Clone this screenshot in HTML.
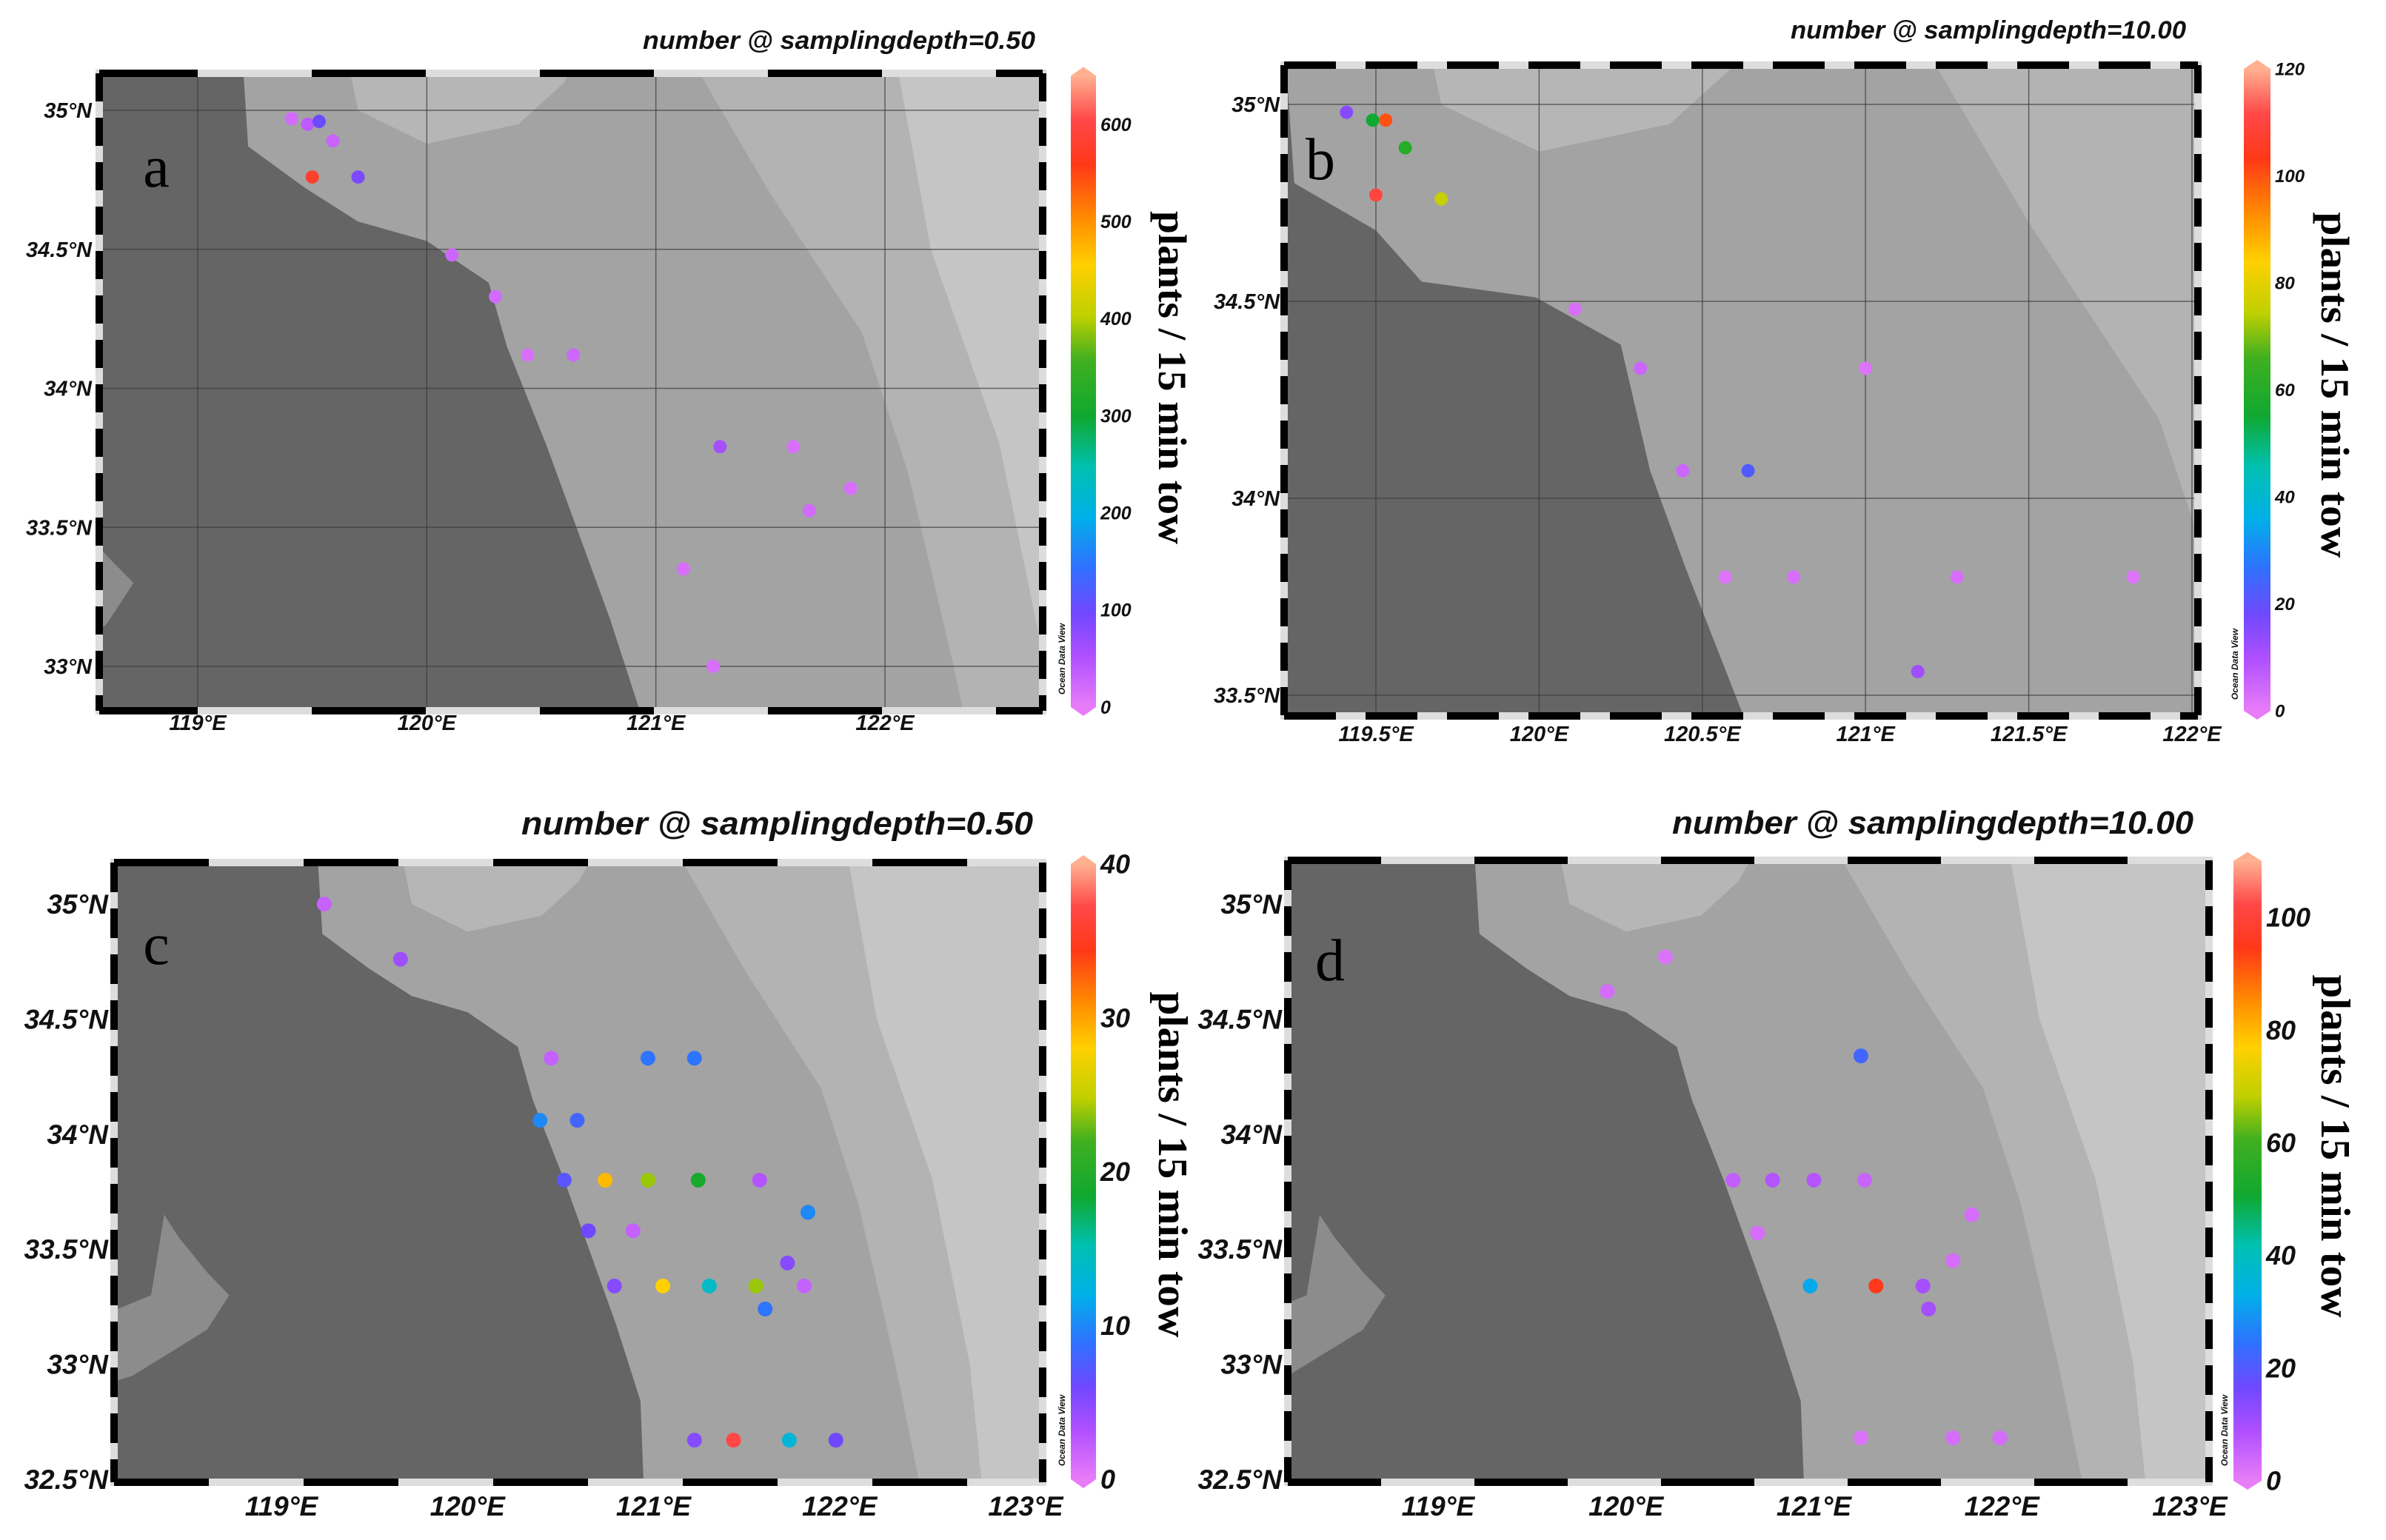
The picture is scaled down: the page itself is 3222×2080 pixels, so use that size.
<!DOCTYPE html>
<html><head><meta charset="utf-8"><style>
html,body{margin:0;padding:0;background:#fff;overflow:hidden;}
svg{display:block;}
.tk{font-family:"Liberation Sans",sans-serif;font-weight:bold;font-style:italic;fill:#111;}
.sf{font-family:"Liberation Serif",serif;fill:#000;}
</style></head><body>
<svg id="fig" width="3222" height="2080" viewBox="0 0 3222 2080" xmlns="http://www.w3.org/2000/svg"></svg>
<script>
// ---- data ----
const aLon=[119.41,119.48,119.53,119.59,119.50,119.70,120.11,120.30,120.44,120.64,121.28,121.60,121.85,121.67,121.12,121.25];
const aLat=[34.97,34.95,34.96,34.89,34.76,34.76,34.48,34.33,34.12,34.12,33.79,33.79,33.64,33.56,33.35,33.00];
const aVal=[20,40,100,30,580,90,25,20,15,25,60,15,15,20,15,15];
const bLon=[119.41,119.49,119.53,119.59,119.50,119.70,120.11,120.31,121.0,120.44,120.64,120.57,120.78,121.28,121.82,121.16];
const bLat=[34.98,34.96,34.96,34.89,34.77,34.76,34.48,34.33,34.33,34.07,34.07,33.80,33.80,33.80,33.80,33.56];
const bVal=[15,55,100,60,110,75,3,5,2,5,22,2,3,3,2,12];
const cLon=[119.23,119.64,120.45,120.97,121.22,120.39,120.59,120.52,120.74,120.97,121.24,121.57,121.83,120.65,120.89,121.72,120.79,121.05,121.30,121.55,121.81,121.60,121.22,121.43,121.73,121.98];
const cLat=[35.0,34.76,34.33,34.33,34.33,34.06,34.06,33.80,33.80,33.80,33.80,33.80,33.66,33.58,33.58,33.44,33.34,33.34,33.34,33.34,33.34,33.24,32.67,32.67,32.67,32.67];
const cVal=[2,4,2,9,9,10,8,7,29,24,19,3,10,6,2,5,5,28,14,24,2,9,5,37,13,6];
const dLon=[120.21,119.90,121.25,120.57,120.78,121.0,121.27,121.84,120.70,121.74,120.98,121.33,121.58,121.61,121.25,121.74,121.99];
const dLat=[34.77,34.62,34.34,33.80,33.80,33.80,33.80,33.65,33.57,33.45,33.34,33.34,33.34,33.24,32.68,32.68,32.68];
const dVal=[2,3,22,6,8,8,5,3,3,3,32,95,10,10,2,3,3];
const aCbTicks=[0,100,200,300,400,500,600];
const bCbTicks=[0,20,40,60,80,100,120];
const cCbTicks=[0,10,20,30,40];
const dCbTicks=[0,20,40,60,80,100];
const aLonTicks=[119,120,121,122];
const bLonTicks=[119.5,120,120.5,121,121.5,122];
const cdLonTicks=[119,120,121,122,123];
const aLatTicks=[33,33.5,34,34.5,35];
const bLatTicks=[33.5,34,34.5,35];
const cdLatTicks=[32.5,33,33.5,34,34.5,35];
const landMain=[[117,35.4],[119.18,35.4],[119.2,35.13],[119.22,34.87],[119.47,34.72],[119.7,34.6],[120.0,34.53],[120.27,34.38],[120.35,34.15],[120.52,33.8],[120.68,33.44],[120.8,33.17],[120.93,32.84],[120.96,32.2],[117,32.2]];
const landB=[[117,35.4],[119.2,35.4],[119.25,34.8],[119.5,34.68],[119.64,34.55],[119.99,34.51],[120.25,34.39],[120.34,34.07],[120.45,33.82],[120.62,33.46],[120.7,33.3],[117,33.3]];
const lagoon=[[118.37,33.65],[118.45,33.55],[118.6,33.4],[118.72,33.3],[118.6,33.15],[118.4,33.05],[118.2,32.95],[118.0,32.9],[118.0,33.2],[118.3,33.3]];
const band1=[[121.0,35.4],[121.5,34.7],[121.9,34.2],[122.1,33.7],[122.3,33.0],[122.5,32.2],[124,32.2],[124,35.4]];
const band2=[[122.0,35.4],[122.2,34.5],[122.5,33.8],[122.7,33.0],[122.8,32.2],[124,32.2],[124,35.4]];
const northPatch=[[119.6,35.4],[119.7,35.0],[120.0,34.88],[120.4,34.95],[120.6,35.1],[120.8,35.4]];

const NS="http://www.w3.org/2000/svg";
const svg=document.getElementById('fig');
function mk(tag,attrs,parent){const e=document.createElementNS(NS,tag);for(const k in attrs)e.setAttribute(k,attrs[k]);(parent||svg).appendChild(e);return e;}

const stops=[[0,'#e87cf8'],[0.08,'#b050ff'],[0.15,'#7048ff'],[0.22,'#3070ff'],[0.3,'#00b0e8'],[0.38,'#00c0b0'],[0.46,'#10a830'],[0.55,'#40b020'],[0.62,'#c0d000'],[0.7,'#ffd000'],[0.77,'#ff9000'],[0.86,'#ff3818'],[0.93,'#ff4848'],[1,'#ffb090']];
function hex(h){return [parseInt(h.substr(1,2),16),parseInt(h.substr(3,2),16),parseInt(h.substr(5,2),16)];}
function cmap(t){t=Math.max(0,Math.min(1,t));for(let i=1;i<stops.length;i++){if(t<=stops[i][0]){const a=stops[i-1],b=stops[i];const f=(t-a[0])/(b[0]-a[0]);const ca=hex(a[1]),cb=hex(b[1]);return 'rgb('+ca.map((v,j)=>Math.round(v+(cb[j]-v)*f)).join(',')+')';}}return stops[stops.length-1][1];}

let gid=0;
function panel(P){
  const g=mk('g',{});
  
  
  const X=lon=>P.xA+(lon-P.lonA)*(P.xB-P.xA)/(P.lonB-P.lonA);
  const Y=lat=>P.yA+(lat-P.latA)*(P.yB-P.yA)/(P.latB-P.latA);
  const cid='clip'+(gid++);
  const cp=mk('clipPath',{id:cid},g);mk('rect',{x:P.x0,y:P.y0,width:P.x1-P.x0,height:P.y1-P.y0},cp);
  const m=mk('g',{'clip-path':'url(#'+cid+')'},g);
  
  
  mk('rect',{x:P.x0,y:P.y0,width:P.x1-P.x0,height:P.y1-P.y0,fill:'#a3a3a3'},m);
  const poly=(pts,fill,name)=>{const p=mk('polygon',{points:pts.map(q=>X(q[0]).toFixed(1)+','+Y(q[1]).toFixed(1)).join(' '),fill:fill},m);};
  poly(northPatch,'#b6b6b6','shelf-shallow');
  poly(band1,'#b3b3b3','sea-depth-band');
  poly(band2,'#c5c5c5','sea-depth-band-outer');
  poly(P.land,'#656565','land');
  if(P.lagoon) poly(lagoon,'#8c8c8c','inland-water');
  if(P.grid){
    P.lonTicks.forEach(v=>{const l=mk('line',{x1:X(v),x2:X(v),y1:P.y0,y2:P.y1,stroke:'#3a3a3a','stroke-width':1.5,opacity:0.7},m);});
    P.latTicks.forEach(v=>{const l=mk('line',{x1:P.x0,x2:P.x1,y1:Y(v),y2:Y(v),stroke:'#3a3a3a','stroke-width':1.5,opacity:0.7},m);});
  }
  P.lon.forEach((lo,i)=>{const c=mk('circle',{cx:X(lo),cy:Y(P.lat[i]),r:P.r,fill:cmap(P.val[i]/P.vmax)},m);});
  mk('rect',{x:P.x0,y:P.y0,width:P.x1-P.x0,height:P.y1-P.y0,fill:'none',stroke:'#ddd','stroke-width':10},g);
  const fr=[[P.x0,P.y0,P.x1,P.y0,P.hdash],[P.x0,P.y1,P.x1,P.y1,P.hdash],[P.x0,P.y0,P.x0,P.y1,P.vdash],[P.x1,P.y0,P.x1,P.y1,P.vdash]];
  fr.forEach(f=>{const l=mk('line',{x1:f[0],y1:f[1],x2:f[2],y2:f[3],stroke:'#000','stroke-width':10,'stroke-dasharray':f[4]},g);});
  P.lonTicks.forEach(v=>{const t=mk('text',{x:X(v),y:P.lonLabY,'text-anchor':'middle','font-size':P.fs,class:'tk'},g);t.textContent=(v%1?v.toFixed(1):v)+'°E';});
  P.latTicks.forEach(v=>{const t=mk('text',{x:P.latLabX,y:Y(v)+P.fs*0.35,'text-anchor':'end','font-size':P.fs,class:'tk'},g);t.textContent=(v%1?v.toFixed(1):v)+'°N';});
  const tt=mk('text',{x:P.tx1,y:P.ty,'text-anchor':'end','font-size':P.tfs,class:'tk',textLength:P.tx1-P.tx0,lengthAdjust:'spacingAndGlyphs'},g);
  tt.textContent=P.title;
  const lt=mk('text',{x:P.lx,y:P.ly,'text-anchor':'middle','font-size':P.lfs,class:'sf'},g);
  lt.textContent=P.id;
  const C=P.cb;const cy=v=>C.y0+(v/P.vmax)*(C.yMax-C.y0);
  const gr='grad'+gid;const lg=mk('linearGradient',{id:gr,x1:0,y1:1,x2:0,y2:0},g);
  stops.forEach(s=>mk('stop',{offset:s[0],'stop-color':s[1]},lg));
  const cb=mk('g',{},g);
  mk('rect',{x:C.x,y:cy(P.vmax),width:C.w,height:cy(0)-cy(P.vmax),fill:'url(#'+gr+')'},cb);
  mk('polygon',{points:`${C.x},${cy(P.vmax)} ${C.x+C.w/2},${cy(P.vmax)-12} ${C.x+C.w},${cy(P.vmax)}`,fill:stops[stops.length-1][1]},cb);
  mk('polygon',{points:`${C.x},${cy(0)} ${C.x+C.w/2},${cy(0)+12} ${C.x+C.w},${cy(0)}`,fill:stops[0][1]},cb);
  C.ticks.forEach(v=>{const t=mk('text',{x:C.x+C.w+6,y:cy(v)+C.fs*0.35,'font-size':C.fs,class:'tk'},cb);t.textContent=v;});
  const ax=mk('text',{x:0,y:0,'text-anchor':'middle','dominant-baseline':'central','font-size':P.afs,'font-weight':'bold',class:'sf',textLength:P.alen,lengthAdjust:'spacingAndGlyphs',transform:`translate(${P.ax},${P.ay}) rotate(90)`},g);
  ax.textContent='plants / 15 min tow';
  const od=mk('text',{x:0,y:0,'text-anchor':'middle','font-size':12,class:'tk',transform:`translate(${C.x-8},${P.y1-70}) rotate(-90)`},g);
  od.textContent='Ocean Data View';
}

panel({id:'a',x0:134,x1:1408,y0:99,y1:960,lonA:119,xA:267,lonB:122,xB:1195,latA:35,yA:149,latB:33,yB:900,
  land:landMain,lagoon:true,grid:true,lon:aLon,lat:aLat,val:aVal,vmax:650,r:9,hdash:'133 154 154 154 154 154 154 154 154',vdash:'38 22',
  lonTicks:aLonTicks,latTicks:aLatTicks,lonLabY:986,latLabX:124,fs:29,
  title:'number @ samplingdepth=0.50',tx0:868,tx1:1398,ty:66,tfs:34,lx:211,ly:252,lfs:80,
  cb:{x:1446,w:34,y0:955,yMax:955-(955-168)*650/600,ticks:aCbTicks,fs:25},ax:1583,ay:510,afs:54,alen:450});
panel({id:'b',x0:1734,x1:2968,y0:88,y1:967,lonA:119.5,xA:1858,lonB:122,xB:2960,latA:35,yA:141,latB:33.5,yB:939,
  land:landB,lagoon:false,grid:true,lon:bLon,lat:bLat,val:bVal,vmax:120,r:9,hdash:'70 40',vdash:'38 22',
  lonTicks:bLonTicks,latTicks:bLatTicks,lonLabY:1001,latLabX:1728,fs:29,
  title:'number @ samplingdepth=10.00',tx0:2418,tx1:2952,ty:52,tfs:34,lx:1783,ly:242,lfs:80,
  cb:{x:3030,w:36,y0:960,yMax:93,ticks:bCbTicks,fs:24},ax:3153,ay:520,afs:54,alen:467});
panel({id:'c',x0:154,x1:1408,y0:1165,y1:2002,lonA:119,xA:380,lonB:123,xB:1385,latA:35,yA:1221,latB:32.5,yB:1998,
  land:landMain,lagoon:true,grid:false,lon:cLon,lat:cLat,val:cVal,vmax:40,r:10,hdash:'128 128',vdash:'40 22',
  lonTicks:cdLonTicks,latTicks:cdLatTicks,lonLabY:2047,latLabX:146,fs:37,
  title:'number @ samplingdepth=0.50',tx0:704,tx1:1395,ty:1127,tfs:44,lx:211,ly:1302,lfs:80,
  cb:{x:1446,w:34,y0:1998,yMax:1167,ticks:cCbTicks,fs:36},ax:1583,ay:1573,afs:56,alen:467});
panel({id:'d',x0:1739,x1:2983,y0:1162,y1:2002,lonA:119,xA:1942,lonB:123,xB:2957,latA:35,yA:1221,latB:32.5,yB:1998,
  land:landMain,lagoon:true,grid:false,lon:dLon,lat:dLat,val:dVal,vmax:110,r:10,hdash:'126 126',vdash:'40 22',
  lonTicks:cdLonTicks,latTicks:cdLatTicks,lonLabY:2047,latLabX:1731,fs:37,
  title:'number @ samplingdepth=10.00',tx0:2258,tx1:2962,ty:1126,tfs:44,lx:1796,ly:1324,lfs:80,
  cb:{x:3016,w:38,y0:2000,yMax:2000-(2000-1239)*110/100,ticks:dCbTicks,fs:36},ax:3153,ay:1548,afs:56,alen:463});
</script>
</body></html>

+++

__Task to complete__: Every line in the data above that contains "size" needs to be copied.

__Reply__:
The picture is scaled down: the page itself is 3222×2080 pixels, so use that size.
  P.lonTicks.forEach(v=>{const t=mk('text',{x:X(v),y:P.lonLabY,'text-anchor':'middle','font-size':P.fs,class:'tk'},g);t.textContent=(v%1?v.toFixed(1):v)+'°E';});
  P.latTicks.forEach(v=>{const t=mk('text',{x:P.latLabX,y:Y(v)+P.fs*0.35,'text-anchor':'end','font-size':P.fs,class:'tk'},g);t.textContent=(v%1?v.toFixed(1):v)+'°N';});
  const tt=mk('text',{x:P.tx1,y:P.ty,'text-anchor':'end','font-size':P.tfs,class:'tk',textLength:P.tx1-P.tx0,lengthAdjust:'spacingAndGlyphs'},g);
  const lt=mk('text',{x:P.lx,y:P.ly,'text-anchor':'middle','font-size':P.lfs,class:'sf'},g);
  C.ticks.forEach(v=>{const t=mk('text',{x:C.x+C.w+6,y:cy(v)+C.fs*0.35,'font-size':C.fs,class:'tk'},cb);t.textContent=v;});
  const ax=mk('text',{x:0,y:0,'text-anchor':'middle','dominant-baseline':'central','font-size':P.afs,'font-weight':'bold',class:'sf',textLength:P.alen,lengthAdjust:'spacingAndGlyphs',transform:`translate(${P.ax},${P.ay}) rotate(90)`},g);
  const od=mk('text',{x:0,y:0,'text-anchor':'middle','font-size':12,class:'tk',transform:`translate(${C.x-8},${P.y1-70}) rotate(-90)`},g);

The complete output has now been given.